What to produce:
Return precisely the span of lines from the top of the material below to the line containing "plt.rcParams['font.family'] = ['Liberation", both included. Pictures are excluded.

==========

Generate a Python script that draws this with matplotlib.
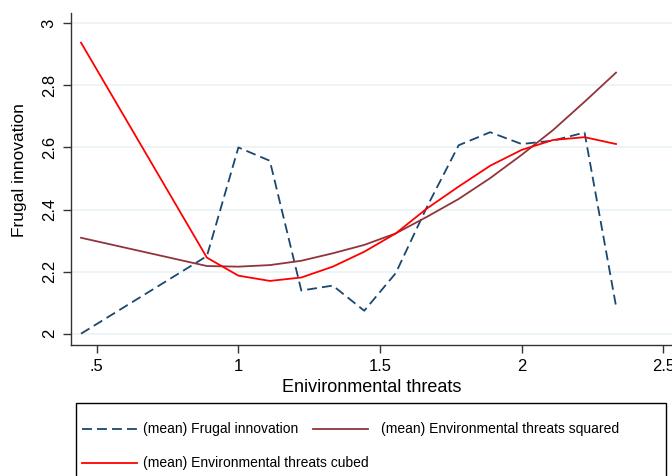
import numpy as np
import matplotlib.pyplot as plt
from matplotlib.lines import Line2D
from matplotlib.patches import Rectangle

plt.rcParams['font.family'] = ['Liberation Sans', 'DejaVu Sans']

# Valores
threats = [4/9, 8/9, 1.0, 10/9, 11/9, 12/9, 13/9, 14/9, 15/9, 16/9, 17/9, 2.0, 19/9, 20/9, 21/9]
frugal = [2.00, 2.25, 2.60, 2.557, 2.139, 2.155, 2.074, 2.195, 2.41, 2.607, 2.649, 2.611, 2.622, 2.648, 2.089]
squared = [2.309, 2.218, 2.216, 2.221, 2.235, 2.259, 2.286, 2.323, 2.377, 2.434, 2.501, 2.576, 2.656, 2.747, 2.841]
cubed = [2.9375, 2.245, 2.187, 2.170, 2.181, 2.216, 2.264, 2.323, 2.404, 2.474, 2.541, 2.592, 2.624, 2.633, 2.611]

xticks = [0.5, 1, 1.5, 2, 2.5]
xticklabels = ['.5', '1', '1.5', '2', '2.5']
yticks = [2, 2.2, 2.4, 2.6, 2.8, 3]
yticklabels = ['2', '2.2', '2.4', '2.6', '2.8', '3']

navy = '#1a476f'
maroon = '#90353b'
red = '#ff0000'
dash = (0, (5.5, 2.8))

W, H = 672, 476
fig = plt.figure(figsize=(W / 100, H / 100), dpi=100)
ax = fig.add_axes([70.7 / W, 1 - 345 / H, 1 - 70.7 / W, (345 - 12.7) / H])

ax.plot(threats, frugal, color=navy, lw=1.3, linestyle=dash)
ax.plot(threats, squared, color=maroon, lw=1.3)
ax.plot(threats, cubed, color=red, lw=1.3)

ax.set_xlim(0.408, 2.531)
ax.set_ylim(1.9636, 3.034)
ax.set_xticks(xticks)
ax.set_xticklabels(xticklabels)
ax.set_yticks(yticks)
ax.set_yticklabels(yticklabels, rotation=90, va='center')
ax.tick_params(axis='both', labelsize=12, length=6, width=1, color='#333333', pad=4)
ax.yaxis.grid(True, color='#eaf2f3', lw=1.2)
ax.set_axisbelow(True)
for s in ['top', 'right']:
    ax.spines[s].set_visible(False)
for s in ['left', 'bottom']:
    ax.spines[s].set_color('#333333')
    ax.spines[s].set_linewidth(1)

ax.set_xlabel('Enivironmental threats', fontsize=13, labelpad=4)
ax.set_ylabel('Frugal innovation', fontsize=12.5)
ax.yaxis.set_label_coords(-(70.7 - 27) / (W - 70.7), (345 - 170) / (345 - 12.7))

# Leyenda dibujada a mano (estilo Stata)
def fx(px):
    return px / W

def fy(py):
    return 1 - py / H

fig.add_artist(Rectangle((fx(76), fy(500)), fx(666) - fx(76), fy(402.5) - fy(500),
                         transform=fig.transFigure, fill=False, ec='black', lw=1))
entries = [
    (81.7, 429.3, navy, dash, '(mean) Frugal innovation', 143.3),
    (313, 429.3, maroon, '-', '(mean) Environmental threats squared', 381),
    (81.7, 462.7, red, '-', '(mean) Environmental threats cubed', 143.3),
]
for x0, y0, c, ls, lab, tx in entries:
    fig.add_artist(Line2D([fx(x0), fx(x0 + 55)], [fy(y0), fy(y0)], color=c, lw=1.3,
                          linestyle=ls, transform=fig.transFigure))
    fig.text(fx(tx), fy(y0), lab, fontsize=10, va='center', ha='left')

plt.savefig('out.png', dpi=100)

==========

Correct response:
Generate a Python script that draws this with matplotlib.
import numpy as np
import matplotlib.pyplot as plt
from matplotlib.lines import Line2D
from matplotlib.patches import Rectangle

plt.rcParams['font.family'] = ['Liberation Sans', 'DejaVu Sans']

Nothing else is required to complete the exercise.